FBI investigators have broadened their probe into emailed bomb threats at the University of Pittsburgh to an anonymous remailer in Austria.
Earlier this week, at the request of U.S. authorities, police visited Christian Mock, an Austrian provider who offers anonymous remailing services. Authorities had a court order allowing them to “create a forensic disk image” of the remailer. “Therefore, I had to destroy any exisiting keys and create new keys,” he announced in the alt.privacy.anon-server Google Group.
Last week federal authorities seized a server from a New York co-location center shared by two technology companies, Riseup Networks and May First/People Link. The server reportedly belonged to ISP European Counter Network. None of the 300 email accounts on the seized server have been implicated in the bomb threats, Riseup Networks said in an earlier prepared statement.
“The FBI is using a sledgehammer approach, shutting down service to hundreds of users due to the actions of one anonymous person,” said Riseup spokesman Devin Theriot-Orr. “This is particularly misguided because there is unlikely to be any information on the server regarding the source of the threatening emails.”
“We sympathize with the University of Pittsburgh community who have had to deal with this frightening disruption for weeks. We oppose such threatening actions. However, taking this server won’t stop these bomb threats. The only effect it has is to also disrupt e-mail and websites for thousands of unrelated people,” he added.
Riseup officials warned that recent actions could have a chilling effect on other providers of anonymous services.
One such provider appears to be Mock, who, like Riseup Networks, had a server acting as a node in the widely deployed Mixmaster remailer network to allow users to anonymously or pseudonymously send emails. Mixmaster is specifically designed to make emails untraceable.
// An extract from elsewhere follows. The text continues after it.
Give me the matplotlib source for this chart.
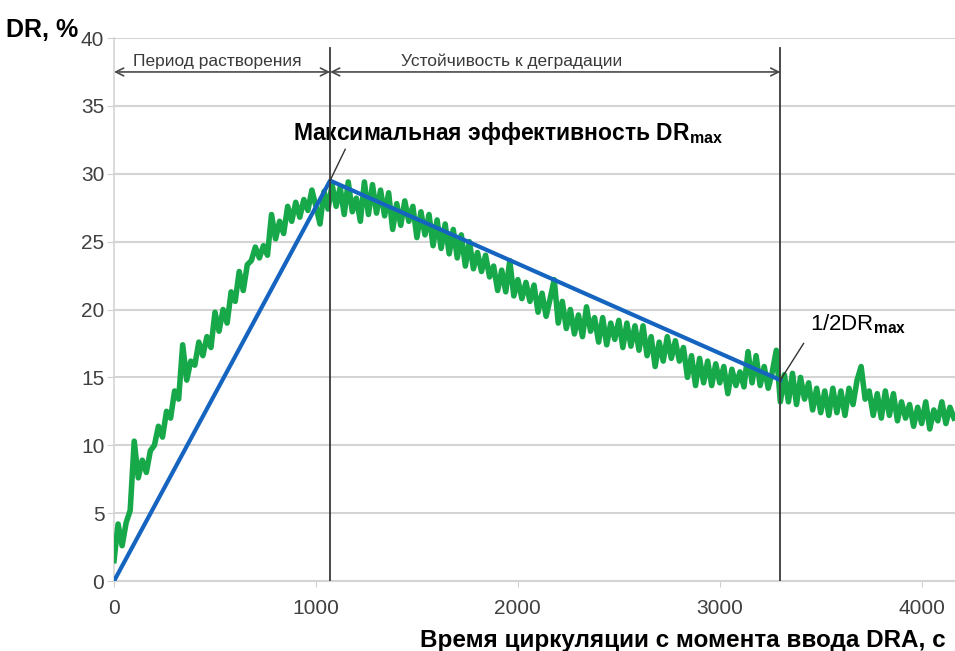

On April 24, Mock announced the remailer’s private keys had been compromised during the police search and he’d destroyed all existing keys, which would cause messages in transit using those keys to be discarded.
“Depending on how paranoid you are, you may assume the machine is backdoored, since the authorities have had access,” he said. “I will re-install the machine from trustworthy media, but due to the logistics involved this will take a few weeks.”
Mock has represented Internet users on the Austrian Domain Name Council since its establishment in 2001.